Regardless of all that, this movie just might be a classic in its own right. Why?

Because if I ever feel depressed, no matter how low I get, I will always have... these two glorious minutes

Also, if you enjoyed that, I also suggest you check this one out as well, if only for the magnificent "God DAMN it!" Mikey, Kevin, and I had a field day with that one. Our entire experience watching the remake was making jokes about semis and bees. If you have a good group of friends with whom you can MST3K the hell out of a movie, I wholeheartedly suggest you watch first the classic WICKER MAN if you haven't already... and then the remake.



I mean, if for no other reason, do it for Nicholas Cage in a bear suit punching out Leelee Sobieski.

title or description

Tell me you can't watch that all day. I defy you.



NOT THE BEES!

Date: 2007-01-20 05:41 pm (UTC)
From: [identity profile] spacechild.livejournal.com
bear suit... $3000

nicholas cage's salary... $4,000,000

seeing nicholas cage in a bear suit punching leelee sobieski in the face... priceless

Date: 2007-01-20 05:47 pm (UTC)
From: [identity profile] thehefner.livejournal.com
Thaaaat's what I was looking for! Well done!

Also, I would make a whole post about this, but since it'd only interest you and Annie:

http://www.aintitcool.com/node/31303

Date: 2007-01-20 05:59 pm (UTC)
From: [identity profile] spacechild.livejournal.com
great.

you just broke me.

Date: 2007-01-20 08:02 pm (UTC)
From: [identity profile] swimpenguin.livejournal.com
I really liked the original.

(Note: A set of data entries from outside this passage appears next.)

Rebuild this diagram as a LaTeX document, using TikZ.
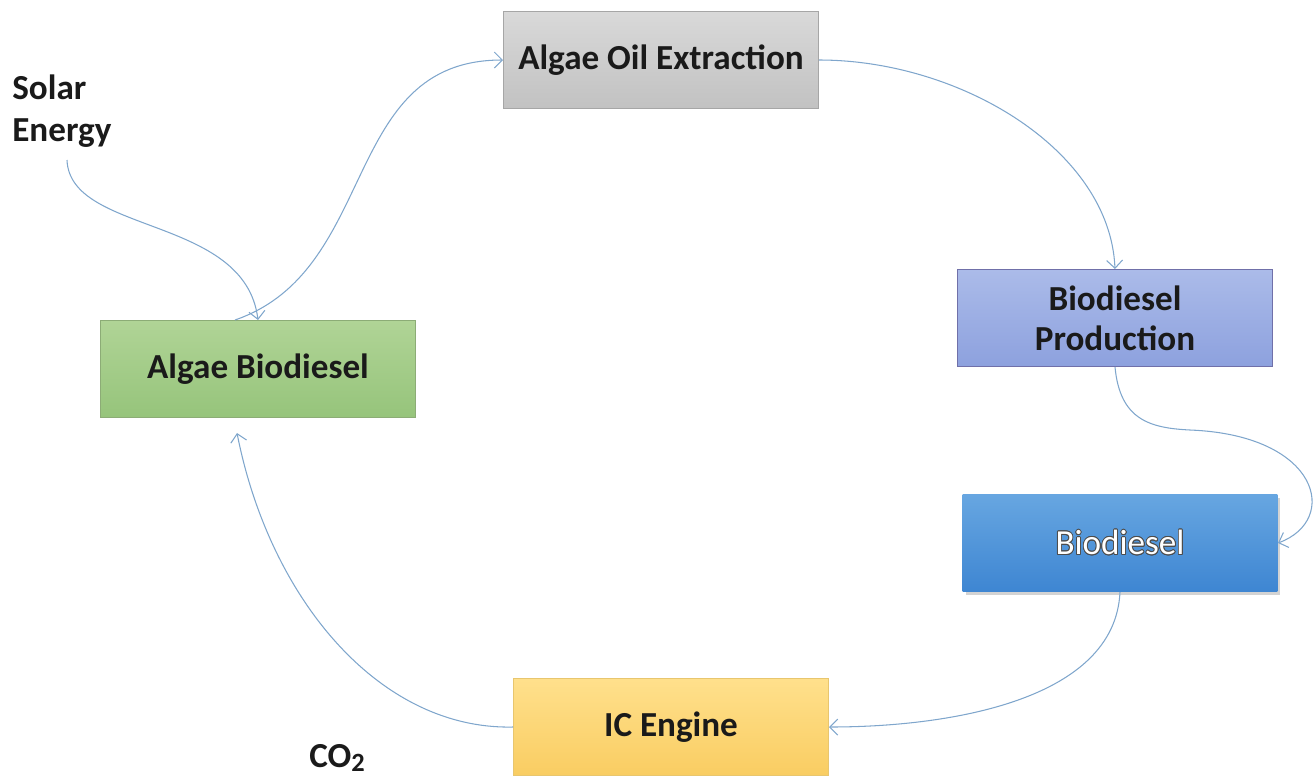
\documentclass[tikz,border=0pt]{standalone}
\usepackage{fontspec}
\setmainfont{Carlito}
\usepackage{contour}
\contourlength{0.5pt}
\usetikzlibrary{arrows.meta,shadows}

\definecolor{linkblue}{HTML}{7FA6CC}
\definecolor{inkdark}{HTML}{1A1A1A}

\tikzstyle{stage}=[rectangle, minimum width=6.3cm, minimum height=1.94cm, align=center,
  font=\fontsize{20}{23}\selectfont\bfseries, text=inkdark, line width=0.6pt]
\tikzstyle{label}=[font=\fontsize{20}{24}\selectfont\bfseries, text=inkdark, align=left]
\tikzstyle{arrow}=[linkblue, line width=0.6pt, -{Straight Barb[length=1.6mm,width=3.2mm]}]

\begin{document}
\begin{tikzpicture}[x=0.02cm, y=-0.02cm]
      \useasboundingbox (0,0) rectangle (1313,779);

      \node[stage, draw=gray!70, top color=gray!30, bottom color=gray!48] (aoe) at (661, 60) {Algae Oil Extraction};
      \node[stage, draw=blue!25!gray!90, top color={rgb,255:red,171;green,187;blue,233}, bottom color={rgb,255:red,141;green,161;blue,222}] (bp) at (1115, 318) {Biodiesel\\Production};
      \node[stage, top color={rgb,255:red,103;green,166;blue,225}, bottom color={rgb,255:red,62;green,134;blue,210},
        drop shadow={opacity=0.35, shadow xshift=0.06cm, shadow yshift=-0.06cm}, font=\fontsize{20}{23}\selectfont, text=white] (bd) at (1120, 543) {\contour{gray!60!black}{Biodiesel}};
      \node[stage, draw={rgb,255:red,232;green,198;blue,110}, top color={rgb,255:red,255;green,224;blue,140}, bottom color={rgb,255:red,249;green,205;blue,98}] (ic) at (671, 727) {IC Engine};
      \node[stage, draw={rgb,255:red,140;green,172;blue,118}, top color={rgb,255:red,176;green,212;blue,150}, bottom color={rgb,255:red,150;green,196;blue,123}] (ab) at (258, 369) {Algae Biodiesel};

      \node[label, anchor=north west, inner sep=0pt] (solar) at (12, 74) {Solar\\Energy};
      \node[label] (co) at (337, 758) {CO\raisebox{-0.12em}{\fontsize{15}{15}\selectfont 2}};
      \coordinate (sunray) at (67, 160);

      \draw[arrow] (sunray) .. controls (70, 235) and (245, 215) .. (ab.north);
      \draw[arrow] ([xshift=-0.46cm]ab.north) .. controls (380, 270) and (340, 60) .. (aoe.west);
      \draw[arrow] (aoe.east) .. controls (960, 60) and (1110, 150) .. (bp.north);
      \draw[arrow] (bp.south) .. controls (1120, 420) and (1150, 428) .. (1190, 430)
        .. controls (1320, 435) and (1340, 520) .. (bd.east);
      \draw[arrow] (bd.south) .. controls (1115, 700) and (950, 727) .. (ic.east);
      \draw[arrow] (ic.west) .. controls (380, 730) and (270, 600) .. ([xshift=-0.42cm,yshift=-0.3cm]ab.south);
    \end{tikzpicture}
\end{document}
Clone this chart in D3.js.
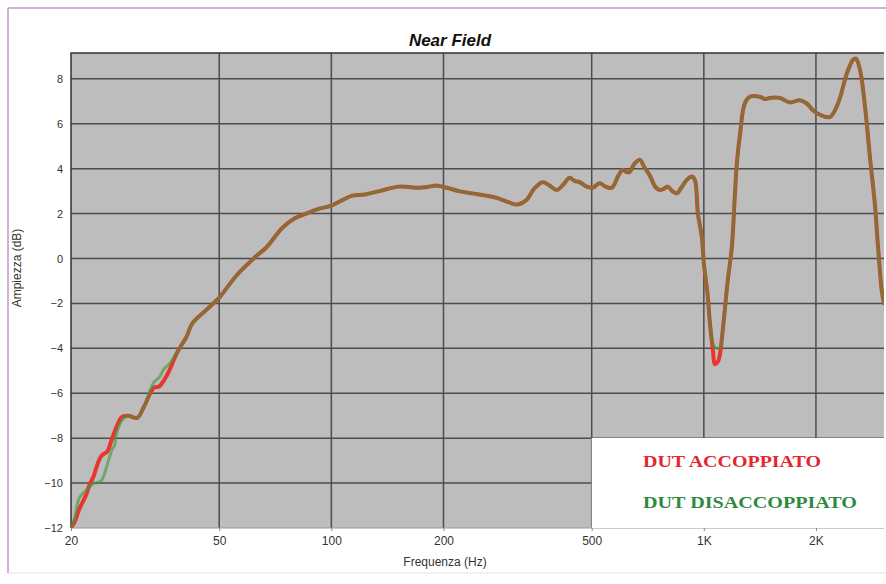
<!DOCTYPE html>
<html>
<head>
<meta charset="utf-8">
<script src="https://cdn.jsdelivr.net/npm/d3@7"></script>
<style>
  html, body { margin: 0; padding: 0; background: #ffffff; }
  svg { display: block; }
</style>
</head>
<body>
<svg id="chart" width="886" height="584"></svg>
<script>
// Near-field response: frequency (Hz) and level (dB) for both DUT configurations
const freqs = [
  20, 20.5, 21.0, 22.0, 22.4, 23.0, 23.2, 24.1, 25.0, 25.2, 25.8, 26.2, 26.5, 27.4, 28.5, 30.1, 31.4,
  33.4, 34.5, 35.6, 36.7, 38.5, 40.8, 42.3, 46.1, 49.3, 50, 56, 62.8, 67, 73.8, 80, 85.6, 92,
  100, 107, 113.8, 123, 134.6, 152, 172, 183, 191, 204, 220, 239, 260, 278, 300, 316, 334,
  350, 369, 385, 403, 420, 436, 450, 464, 485, 503, 525, 545, 566, 590, 606, 620, 632, 650,
  673, 693, 716, 740, 762, 780, 800, 823, 846, 870, 900, 928, 946, 964, 988, 1000, 1025,
  1038, 1058, 1070, 1090, 1104, 1124, 1160, 1189, 1211, 1226, 1250, 1288, 1329, 1413, 1460,
  1503, 1600, 1702, 1811, 1892, 1963, 2050, 2180, 2292, 2422, 2516, 2560, 2626, 2709, 2793,
  2883, 2936, 3010, 3046
];
const accoppiato = [
  -12.0, -11.7, -11.2, -10.5, -10.1, -9.7, -9.5, -8.8, -8.6, -8.5, -8.0, -7.7, -7.5, -7.05, -7.0, -7.1, -6.6,
  -5.75, -5.7, -5.4, -5.0, -4.2, -3.5, -2.9, -2.3, -1.85, -1.75, -0.7, 0.1, 0.5, 1.36, 1.8, 2.0, 2.2,
  2.35, 2.6, 2.8, 2.85, 3.0, 3.2, 3.15, 3.2, 3.25, 3.15, 3.0, 2.9, 2.8, 2.7, 2.5, 2.4, 2.6,
  3.1, 3.4, 3.25, 3.05, 3.3, 3.6, 3.45, 3.4, 3.2, 3.15, 3.35, 3.2, 3.15, 3.7, 3.95, 3.85, 3.85, 4.2,
  4.4, 4.05, 3.7, 3.2, 3.05, 3.1, 3.2, 3.0, 2.9, 3.15, 3.5, 3.65, 3.5, 2.0, 0.95, -0.2, -1.7,
  -2.85, -4.1, -4.7, -4.6, -4.3, -3.2, -0.95, 0.5, 2.75, 4.2, 5.5, 6.9, 7.2, 7.2, 7.1,
  7.15, 7.15, 6.95, 7.05, 6.9, 6.6, 6.4, 6.3, 6.9, 8.25, 8.85, 8.9, 8.4, 6.75, 4.5,
  2.3, 0.5, -1.55, -2.0
];
const disaccoppiato = [
  -12.0, -11.5, -10.7, -10.3, -10.2, -10.0, -10.0, -9.9, -9.2, -9.0, -8.5, -8.3, -7.8, -7.2, -7.0, -7.1, -6.6,
  -5.5, -5.3, -4.9, -4.7, -4.2, -3.5, -2.9, -2.3, -1.85, -1.75, -0.7, 0.1, 0.5, 1.36, 1.8, 2.0, 2.2,
  2.35, 2.6, 2.8, 2.85, 3.0, 3.2, 3.15, 3.2, 3.25, 3.15, 3.0, 2.9, 2.8, 2.7, 2.5, 2.4, 2.6,
  3.1, 3.4, 3.25, 3.05, 3.3, 3.6, 3.45, 3.4, 3.2, 3.15, 3.35, 3.2, 3.15, 3.7, 3.95, 3.85, 3.85, 4.2,
  4.4, 4.05, 3.7, 3.2, 3.05, 3.1, 3.2, 3.0, 2.9, 3.15, 3.5, 3.65, 3.5, 2.0, 0.95, -0.2, -1.7,
  -2.85, -3.8, -3.95, -4.0, -4.0, -3.2, -0.95, 0.5, 2.75, 4.2, 5.5, 6.9, 7.2, 7.2, 7.1,
  7.15, 7.15, 6.95, 7.05, 6.9, 6.6, 6.4, 6.3, 6.9, 8.25, 8.85, 8.9, 8.4, 6.75, 4.5,
  2.3, 0.5, -1.55, -2.0
];
const xTicks = [20, 50, 100, 200, 500, 1000, 2000];
const xTickLabels = ["20", "50", "100", "200", "500", "1K", "2K"];
const yTicks = [-12, -10, -8, -6, -4, -2, 0, 2, 4, 6, 8];
const legendLabels = ["DUT ACCOPPIATO", "DUT DISACCOPPIATO"];

const svg = d3.select("#chart");
const plot = { left: 71, right: 884, top: 53, bottom: 528 };

const x = d3.scaleLog().domain([20, 3046]).range([plot.left, plot.right]);
const y = d3.scaleLinear().domain([-12, 9.15]).range([plot.bottom, plot.top]);

// outer frame
svg.append("line").attr("x1", 8).attr("y1", 8).attr("x2", 886).attr("y2", 8)
  .attr("stroke", "#c596c9").attr("stroke-width", 1.5);
svg.append("line").attr("x1", 8).attr("y1", 8).attr("x2", 8).attr("y2", 573)
  .attr("stroke", "#c596c9").attr("stroke-width", 1.5);
svg.append("line").attr("x1", 8).attr("y1", 573).attr("x2", 886).attr("y2", 573)
  .attr("stroke", "#e2e2e2").attr("stroke-width", 1);

// plot background
svg.append("rect")
  .attr("x", plot.left).attr("y", plot.top)
  .attr("width", plot.right - plot.left).attr("height", plot.bottom - plot.top)
  .attr("fill", "#bdbdbd");

// grid
const grid = svg.append("g");
grid.selectAll(".hg").data(yTicks.filter(d => d > -12)).enter().append("line")
  .attr("x1", plot.left).attr("x2", plot.right)
  .attr("y1", d => y(d)).attr("y2", d => y(d))
  .attr("stroke", "#4d4d4d").attr("stroke-width", 1.5);
grid.selectAll(".vg").data(xTicks.filter(d => d > 20)).enter().append("line")
  .attr("x1", d => x(d)).attr("x2", d => x(d))
  .attr("y1", plot.top).attr("y2", plot.bottom)
  .attr("stroke", "#4d4d4d").attr("stroke-width", 1.5);

// plot border (top and left)
svg.append("path")
  .attr("d", `M${plot.left},${plot.bottom}V${plot.top}H${plot.right}`)
  .attr("fill", "none").attr("stroke", "#333").attr("stroke-width", 1.5);
svg.append("line").attr("x1", plot.left).attr("x2", plot.right)
  .attr("y1", plot.bottom).attr("y2", plot.bottom)
  .attr("stroke", "#9a9a9a").attr("stroke-width", 1);

// axes
const yAxis = d3.axisLeft(y).tickValues(yTicks).tickSize(0).tickPadding(8);
const gy = svg.append("g").attr("transform", `translate(${plot.left},0)`).call(yAxis);
gy.select(".domain").remove();
gy.selectAll("text").attr("font-family", "Arial, 'Liberation Sans', sans-serif")
  .attr("font-size", 11).attr("fill", "#333");

const xAxis = d3.axisBottom(x).tickValues(xTicks)
  .tickFormat((d, i) => xTickLabels[i]).tickSize(3).tickPadding(5);
const gx = svg.append("g").attr("transform", `translate(0,${plot.bottom})`).call(xAxis);
gx.select(".domain").remove();
gx.selectAll("line").attr("stroke", "#888");
gx.selectAll("text").attr("font-family", "Arial, 'Liberation Sans', sans-serif")
  .attr("font-size", 12).attr("fill", "#333");

// curves
const lineGen = vals => d3.line()
  .x((d, i) => x(freqs[i]))
  .y(d => y(d))
  .curve(d3.curveCatmullRom.alpha(0.5))(vals);

svg.append("clipPath").attr("id", "clip").append("rect")
  .attr("x", plot.left).attr("y", plot.top - 5)
  .attr("width", plot.right - plot.left).attr("height", plot.bottom - plot.top + 5);
const curves = svg.append("g").attr("clip-path", "url(#clip)");

curves.append("path").attr("d", lineGen(accoppiato))
  .attr("fill", "none").attr("stroke", "#e8352d").attr("stroke-width", 4)
  .attr("stroke-linejoin", "round").attr("stroke-linecap", "round");
curves.append("path").attr("d", lineGen(disaccoppiato))
  .attr("fill", "none").attr("stroke", "#3f9a3a").attr("stroke-width", 3)
  .attr("stroke-opacity", 0.62)
  .attr("stroke-linejoin", "round").attr("stroke-linecap", "round");

// legend
const lg = svg.append("g");
lg.append("rect").attr("x", x(500)).attr("y", 438)
  .attr("width", plot.right - x(500)).attr("height", plot.bottom - 438)
  .attr("fill", "#ffffff");
const legendWidths = [178, 214];
lg.selectAll("text").data(legendLabels).enter().append("text")
  .attr("x", 643).attr("y", (d, i) => 467 + i * 41)
  .attr("font-family", "'Liberation Serif', 'Times New Roman', serif")
  .attr("font-weight", "bold").attr("font-size", 17)
  .attr("textLength", (d, i) => legendWidths[i]).attr("lengthAdjust", "spacingAndGlyphs")
  .attr("fill", (d, i) => i === 0 ? "#e5262e" : "#2e8a3e")
  .text(d => d);

// titles
svg.append("text").attr("x", 450).attr("y", 46).attr("text-anchor", "middle")
  .attr("font-family", "Arial, 'Liberation Sans', sans-serif")
  .attr("font-weight", "bold").attr("font-style", "italic").attr("font-size", 17)
  .attr("fill", "#111").text("Near Field");
svg.append("text").attr("x", 445).attr("y", 566).attr("text-anchor", "middle")
  .attr("font-family", "Arial, 'Liberation Sans', sans-serif")
  .attr("font-size", 12).attr("fill", "#333").text("Frequenza (Hz)");
svg.append("text")
  .attr("transform", "translate(21,268) rotate(-90)")
  .attr("text-anchor", "middle")
  .attr("font-family", "Arial, 'Liberation Sans', sans-serif")
  .attr("font-size", 12).attr("fill", "#333").text("Ampiezza (dB)");
</script>
</body>
</html>
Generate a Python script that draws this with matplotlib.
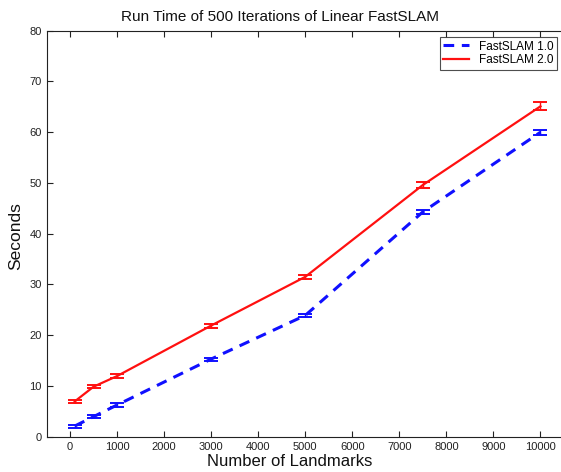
import matplotlib
matplotlib.use("Agg")
import matplotlib.pyplot as plt
from matplotlib.lines import Line2D

landmarks = [100, 500, 1000, 3000, 5000, 7500, 10000]
fs1 = [2.1, 3.95, 6.25, 15.3, 23.9, 44.3, 60.0]
fs1_err = [0.3, 0.3, 0.3, 0.3, 0.3, 0.4, 0.5]
fs2 = [6.95, 9.85, 11.95, 21.9, 31.5, 49.6, 65.1]
fs2_err = [0.3, 0.3, 0.4, 0.4, 0.4, 0.6, 0.8]

plt.rcParams['font.family'] = ['Liberation Sans', 'DejaVu Sans']

W, H = 561, 472
fig = plt.figure(figsize=(W/100, H/100), dpi=100)
left, right, top, bottom = 46.5, 564, 30.7, 436.7
ax = fig.add_axes([left/W, 1-bottom/H, (right-left)/W, (bottom-top)/H])

blue = '#1010ff'
red = '#ff1010'
dash = (0, (3.5, 2.5))
ax.errorbar(landmarks, fs1, yerr=fs1_err, color=blue, lw=2.2,
            linestyle=dash, capsize=5, elinewidth=1.0, capthick=1.4)
ax.errorbar(landmarks, fs2, yerr=fs2_err, color=red, lw=1.6,
            linestyle='-', capsize=5, elinewidth=1.0, capthick=1.4)

ax.set_xlim(-500, 10500)
ax.set_ylim(0, 80)
ax.set_xticks(range(0, 10001, 1000))
ax.set_yticks(range(0, 81, 10))
ax.tick_params(direction='in', top=True, right=False, labelsize=8, length=4, width=0.8,
               colors='#222222', labelcolor='#222222')
for s in ax.spines.values():
    s.set_linewidth(0.8)
    s.set_color('#222222')

fig.text(280/W, 1-17/H, 'Run Time of 500 Iterations of Linear FastSLAM', fontsize=11,
         ha='center', va='center', color='#111111')
fig.text(290/W, 1-462/H, 'Number of Landmarks', fontsize=12, ha='center', va='center',
         color='#111111')
fig.text(16/W, 1-236/H, 'Seconds', fontsize=12.5, ha='center', va='center', rotation=90,
         color='#111111')

handles = [Line2D([], [], color=blue, lw=2.2, linestyle=dash),
           Line2D([], [], color=red, lw=1.6)]
leg = ax.legend(handles, ['FastSLAM 1.0', 'FastSLAM 2.0'], loc='upper right',
                bbox_to_anchor=((557-left)/(right-left), 1-(37-top)/(bottom-top)),
                fontsize=8.5, frameon=True, fancybox=False, borderpad=0.3,
                handlelength=2.2, labelspacing=0.15, borderaxespad=0, handletextpad=0.8)
leg.get_frame().set_edgecolor('#222222')
leg.get_frame().set_linewidth(0.8)

fig.savefig('out.png', dpi=100)
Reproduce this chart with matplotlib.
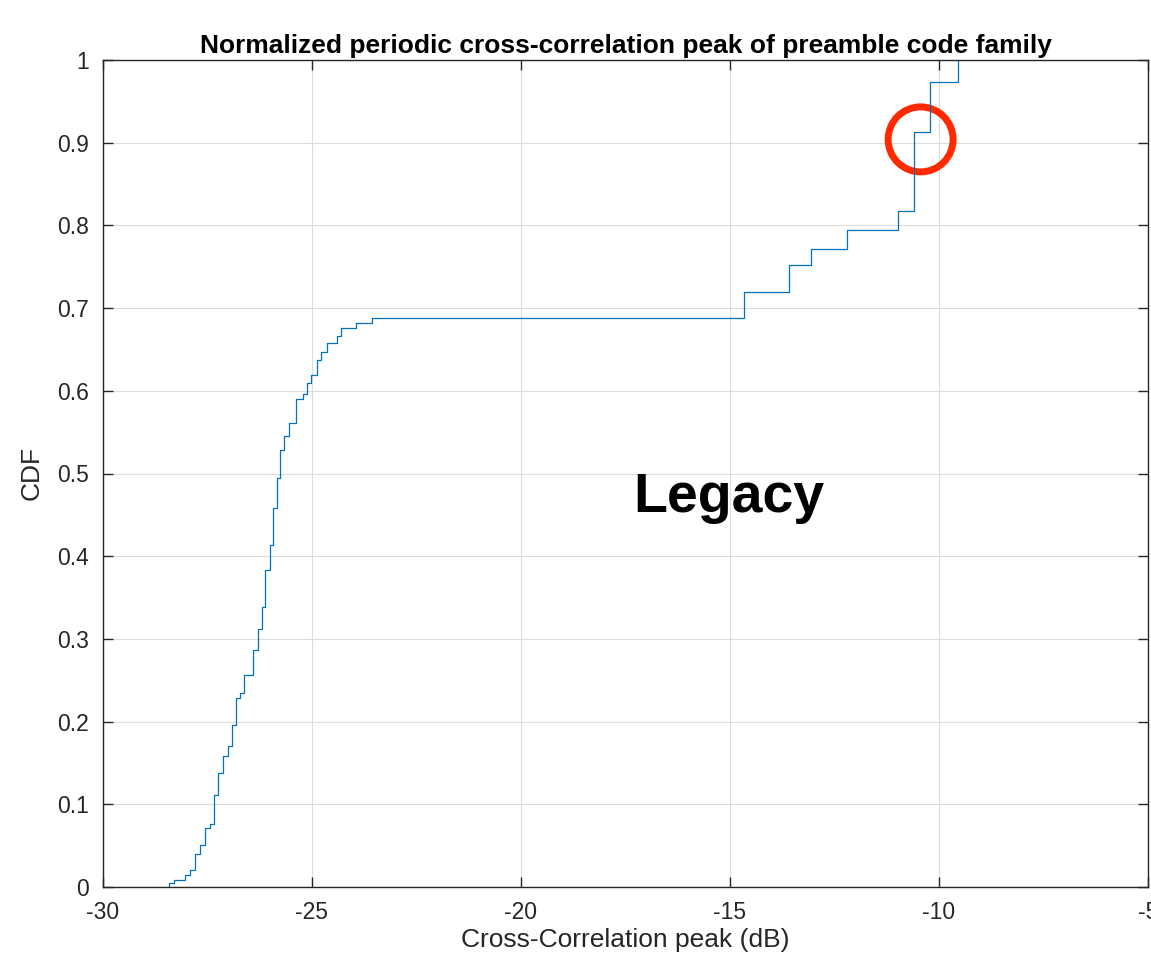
import matplotlib
matplotlib.use("Agg")
import matplotlib.pyplot as plt
from matplotlib.patches import Ellipse
import numpy as np

plt.rcParams['font.family'] = ['Liberation Sans', 'DejaVu Sans']

# Empirical CDF of the normalized periodic cross-correlation peak (dB)
peak_db = [-28.41, -28.29, -28.03, -27.91, -27.79, -27.68, -27.57, -27.45,
           -27.35, -27.24, -27.13, -27.02, -26.91, -26.82, -26.72, -26.62,
           -26.40, -26.30, -26.20, -26.12, -26.01, -25.93, -25.84, -25.76,
           -25.66, -25.54, -25.39, -25.21, -25.11, -25.03, -24.88, -24.79,
           -24.63, -24.40, -24.31, -23.94, -23.56, -14.67, -13.59, -13.07,
           -12.19, -10.97, -10.59, -10.22, -9.55]
cdf_level = [0.005, 0.009, 0.015, 0.020, 0.040, 0.051, 0.071, 0.076,
             0.111, 0.138, 0.158, 0.170, 0.196, 0.229, 0.234, 0.256,
             0.286, 0.312, 0.339, 0.383, 0.414, 0.458, 0.495, 0.529,
             0.545, 0.561, 0.590, 0.596, 0.609, 0.619, 0.637, 0.647,
             0.658, 0.666, 0.676, 0.682, 0.6875, 0.719, 0.752, 0.771,
             0.7945, 0.8176, 0.913, 0.974, 1.0]

x_ticks = [-30, -25, -20, -15, -10, -5]
y_ticks = [0, 0.1, 0.2, 0.3, 0.4, 0.5, 0.6, 0.7, 0.8, 0.9, 1]
y_tick_labels = ['0', '0.1', '0.2', '0.3', '0.4', '0.5', '0.6', '0.7', '0.8', '0.9', '1']

W, H = 1151, 959
fig = plt.figure(figsize=(W / 100, H / 100), dpi=100)
ax = fig.add_axes([103 / W, (H - 887) / H, (1148 - 103) / W, (887 - 60) / H])

xs = [peak_db[0]] + peak_db
ys = [0.0] + cdf_level
ax.step(xs, ys, where='post', color='#0072BD', lw=0.9)

ax.set_xlim(-30, -5)
ax.set_ylim(0, 1)
ax.set_xticks(x_ticks)
ax.set_xticklabels([str(t) for t in x_ticks])
ax.set_yticks(y_ticks)
ax.set_yticklabels(y_tick_labels)
ax.tick_params(direction='in', length=7, width=1.0, labelsize=16.5,
               top=True, right=True, colors='#262626', labelcolor='#262626')
ax.tick_params(axis='x', pad=10)
ax.tick_params(axis='y', pad=10)
ax.grid(True, color='#dcdcdc', lw=0.8)
ax.set_axisbelow(True)
for s in ax.spines.values():
    s.set_color('#262626')
    s.set_linewidth(1.0)

ax.set_title('Normalized periodic cross-correlation peak of preamble code family',
             fontsize=19, fontweight='bold', pad=5)
ax.set_xlabel('Cross-Correlation peak (dB)', fontsize=19, color='#262626', labelpad=3)
ax.set_ylabel('CDF', fontsize=19, color='#262626', labelpad=10)

ax.text(-17.32, 0.4535, 'Legacy', fontsize=40, fontweight='bold', color='black',
        ha='left', va='baseline')

ax.add_patch(Ellipse((-10.44, 0.904), width=65 / 41.8, height=65 / 827,
                     fill=False, edgecolor='#FF2A00', lw=5, clip_on=False))

fig.savefig('out.png', dpi=100)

After seeing that clip for the remake, they could have done a 2 hour comedy on Nicholas Cage in a bear suit punching people out. It could be a musical!

Date: 2007-01-20 08:27 pm (UTC)
From: [identity profile] thehefner.livejournal.com
Well, the original pretty much WAS a musical. And one of the reasons the new version drags so much is it's just so god damn slow without the music everywhere. So maybe you're right. I could see it now...

"BURN! A Musical of 'The Wicker Man'"

Date: 2007-01-20 08:20 pm (UTC)
From: [identity profile] little-dinosaur.livejournal.com
Sure, the bear suit part's funny, but I know he didn't just punch out Bobbi Glass during those two minutes. She'd eat him alive if she weren't, y'know, playing another character.

Date: 2007-01-20 08:25 pm (UTC)
From: [identity profile] thehefner.livejournal.com
When she showed up just fine a few minutes later, Kevin said, "Oh come on, you didn't think you really knocked her out, did you? That woman is a brick shit house, not one brick missing!"

We kept thinking she was Beau Bridges in drag.

Date: 2007-01-20 10:57 pm (UTC)
From: [identity profile] seangrimm.livejournal.com
NOT THE BEES NOT THE BEES MY EYES MY EYES!

Wow, I never want to watch that movie, thanks for showing me that.